FC Experts Blogs
January 9, 2008
Innovation: LEARN from Starbucks - Too Much of a Good Thing?
When it comes to customer experience, reliable rarely means exceptional. This is especially true at a Starbucks store. With all due respect to the dedicated evangelists of the ubiquitous company, having a cup of coffee can either be a utilitarian situation -- I’ve got to get coffee in me to wake up -- or extraordinary -- I want to go to that one store because the coffee is so good and the ambiance so different that I love spending time there.
Anywhere in between there is trouble on the horizon. The coffee is priced at several dollars above other chains, which could give the store an air of exclusivity with ample space to sit down with a friend. Yet the place is often packed with people ordering and the space to sit down is usually taken so the coffee is more often than not “to go”. This mix makes it an average experience, even though the brew is quite consistent in taste.
How many times do you go in, stand in line waiting after long and elaborate orders and fight other patrons for a seat at those prices before you start giving up some of the taste for convenience? How long before you meet in a less crowded, more exclusive place?
The coffee was supposedly so good, the opportunity so great, that customers kept filling the stores and stores kept opening on every corner. For the sake of efficiency, better machines where installed -- faster to make coffee, less interesting to look at while waiting. For the sake of greater food and coffee choices, the seating was sacrificed in many smaller stores -- more traffic, less stickiness of the brand experience, in an out.
It's not just the service that is average, but predictable. The coffee is the same way. Many coffee connoisseurs point out that Starbucks house coffees are actually fairly inexpensive blends, roasted a bit more than you'd expect. But there’s a reason for this: it keeps the coffee the same every time you drink it. Over-roasted Brazilian beans taste pretty much the same as an over-roasted bean from Mexico or Guatemala. Regardless of price and supply, each cup tastes just as you'd expect.
Predictability can be a double edged sword. It can put people in auto pilot, for example. Or it can lull a company into believing that all is well as its best customers start moving away. Predictability is the friend of complacency and taking things for granted -- on both sides of a relationship. Was Starbucks too much of a good thing? Maybe predictability is fine if you achieve success, then move on to innovate in another (or related) area.
Valeria Maltoni • Conversation Agent • Philadelphia, PA • www.conversationagent.com
Posted by Valeria Maltoni at January 9, 2008 9:30 PM | Topic: innovation |
6 Comments


I am not a coffee drinker and don't particularly find paying 2 or 3 times as much for any product exclusive. I find it exploitive! Starbucks may have a great product and the fact that people will stand in line for what they provide says to me that there is a sucker born every minute.

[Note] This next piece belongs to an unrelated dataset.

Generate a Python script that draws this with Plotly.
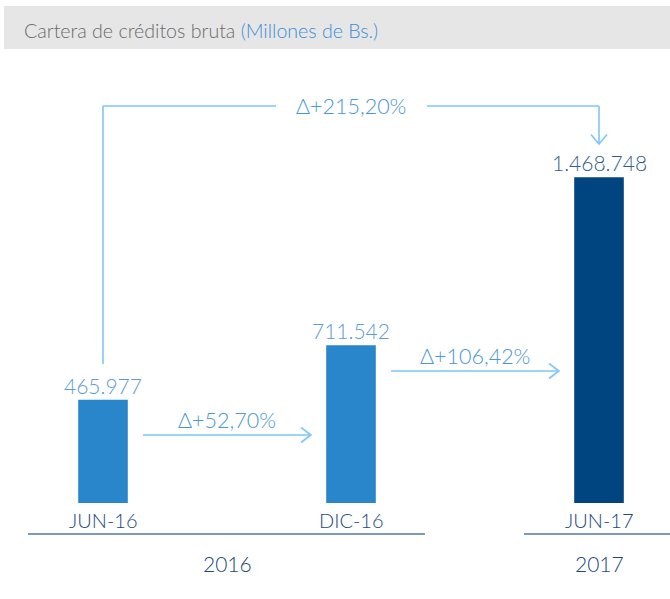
import plotly.graph_objects as go

W, H = 670, 599

categories = ['JUN-16', 'DIC-16', 'JUN-17']
values = [465977, 711542, 1468748]
value_text = ['465.977', '711.542', '1.468.748']
years = ['2016', '2017']
year_members = [[0, 1], [2]]
delta_text = ['Δ+52,70%', 'Δ+106,42%', 'Δ+215,20%']

bar_colors = ['#2a86ca', '#2a86ca', '#00457f']
value_colors = ['#5b9bd6', '#5b9bd6', '#2f5e90']
cat_color = '#1a4a7e'
arrow_color = '#7fc6f8'
delta_color = '#4b97d6'
group_line_color = '#7b9bbd'
FONT = 'Lato, Roboto, sans-serif'

# pixel geometry of the plot: category 0 centre, spacing, baseline, units per pixel
X0_PX, STEP_PX = 103, 248
BASE_PX, UNITS_PER_PX = 503, 4510


def dx(px):
    return (px - X0_PX) / STEP_PX


def dy(py):
    return (BASE_PX - py) * UNITS_PER_PX


def cx(i):
    # pixel centre of category i
    return X0_PX + STEP_PX * i


xs = list(range(len(categories)))

fig = go.Figure(go.Bar(
    x=xs, y=values, width=0.2,
    marker=dict(color=bar_colors, line_width=0),
    hoverinfo='skip',
))

shapes = []
annotations = []


def seg(x0, y0, x1, y1, color=arrow_color, width=1.6):
    shapes.append(dict(type='line', xref='x', yref='y',
                       x0=dx(x0), y0=dy(y0), x1=dx(x1), y1=dy(y1),
                       line=dict(color=color, width=width)))


def chevron(xt, yt, direction):
    if direction == 'right':
        pts = [(xt - 10, yt - 7.5), (xt, yt), (xt - 10, yt + 7.5)]
    else:
        pts = [(xt - 8, yt - 9.5), (xt, yt), (xt + 8, yt - 9.5)]
    path = 'M ' + ' L '.join(f'{dx(a)},{dy(b)}' for a, b in pts)
    shapes.append(dict(type='path', xref='x', yref='y', path=path,
                       line=dict(color=arrow_color, width=1.6)))


def text(x, y, s, size, color, xanchor='center', xref='x', yref='y'):
    annotations.append(dict(x=x, y=y, xref=xref, yref=yref, text=s, showarrow=False,
                            xanchor=xanchor, yanchor='middle',
                            font=dict(family=FONT, size=size, color=color, weight=300)))


# title band
shapes.append(dict(type='rect', xref='paper', yref='paper', x0=4 / W, x1=1,
                   y0=1 - 49 / H, y1=1 - 6 / H, fillcolor='#e6e6e6', line_width=0, layer='below'))
text(22 / W, 1 - 30 / H,
     "Cartera de créditos bruta <span style='color:#3d8fd6'>(Millones de Bs.)</span>",
     19.6, '#6b6b6b', xanchor='left', xref='paper', yref='paper')

# value labels and category labels
for i, (v, t) in enumerate(zip(values, value_text)):
    annotations.append(dict(x=i, y=v, xref='x', yref='y', text=t, showarrow=False,
                            yanchor='bottom', yshift=0,
                            font=dict(family=FONT, size=21, color=value_colors[i], weight=300)))
    text(i, dy(520), categories[i], 20, cat_color)

# year groups
for yr, members in zip(years, year_members):
    x_left = cx(members[0]) - 75
    x_right = cx(members[-1]) + 74
    seg(x_left, 534, x_right, 534, color=group_line_color, width=2)
    xm = sum(members) / len(members)
    text(xm, dy(563), yr, 21, cat_color)

# step arrows between neighbouring bars
arrow_y = [435, 371]
for i, ay in enumerate(arrow_y):
    x_start = cx(i) + 40
    x_end = cx(i + 1) - 40
    seg(x_start, ay, x_end, ay)
    chevron(x_end, ay, 'right')
    text(dx((x_start + x_end) / 2), dy(ay - 15), delta_text[i], 21.5, delta_color)

# overall arrow from first to last bar
top_y = 106
x_a, x_b = cx(0), cx(2)
x_mid = cx(1)
seg(x_a, 364, x_a, top_y)
seg(x_a, top_y, x_mid - 75, top_y)
seg(x_mid + 76, top_y, x_b, top_y)
seg(x_b, top_y, x_b, 144)
chevron(x_b, 144, 'down')
text(dx(x_mid), dy(top_y), delta_text[2], 21.5, delta_color)

fig.update_layout(
    width=W, height=H,
    margin=dict(l=0, r=0, t=0, b=0),
    paper_bgcolor='white', plot_bgcolor='white',
    showlegend=False,
    shapes=shapes, annotations=annotations,
    xaxis=dict(range=[dx(0), dx(W)], visible=False, fixedrange=True),
    yaxis=dict(range=[dy(H), dy(0)], visible=False, fixedrange=True),
)

fig.write_html("out.html", config={'displayModeBar': False},
               post_script="document.body.style.margin='0';")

The larger issue facing Starbucks, and any business that positions itself like this, is how long can or will it last? Free enterprise will find copy cat businesses piggy-backing Starbucks success and cropping up all around. Eventually the fad will change to another and Starbucks will take its place in the anals of American business innovators and the public will migrate to the next fad.
Remember the Sundries Fountains of the 50's and 60's? You might find a Retro-Restaurant doing this again, but it was replaced my Mickey D and his ilk. Mickey is still around and learned to change with the culture of the day. Starbucks could learn a few things from those who have made a fortune, literally and figuratively, from being the industry innovator.
Thank you for providing an example, Jay. I don't shop at Starbucks, but know many who do. Of course, it's easy for me to have comparisons, I am often back in my home town in Italy sipping coffee at my favorite cafes.
Maybe the next coffee experience will be at Mickey D. It will be interesting to see if there is innovation left in the market for coffee drinkers.
The coffee gods must have read your post!
I understand that Starbucks has announced a novel program in the Seattle market for $1.00 unlimited coffee!
How's that for an innovative shot across McD's bow?
Offering a low price with free refills, for a beverage that costs next to nothing to make, is hardly innovative. American diners have offered cheap coffee and free refills for a very long time.
As a Starbucks customer starting in early-90s Seattle, and since late 2000 in Philadelphia (though much less since I got my own espresso machine - much easier on the budget and usually better lattes) I could give you lengthy opinions on where they've gone awry. Let me instead sum it up like this: if Starbucks cannot rapidly stamp out the perception that their competition is McDonald's, they have a very serious problem.
I had responded to you, Carlos. but maybe my comment got caught in the spam filter :-)
Imagine what customers who have been paying more than $1.00 are thinking now... not a smart move to chase down the competition in my opinion.
I am with you on that, David. Instead of a machine, I use one of those manual things like I did in Italy. The espresso tastes good and is the right quantity for me.
When I get through the three books I am reading, I will crack open "Tribal Knowledge" by John Moore who spent eight years in marketing at Starbucks several years ago. In it, he talks about their corporate culture. Maybe I'll glean more than I have at his extensive body of posts on Brand Autopsy.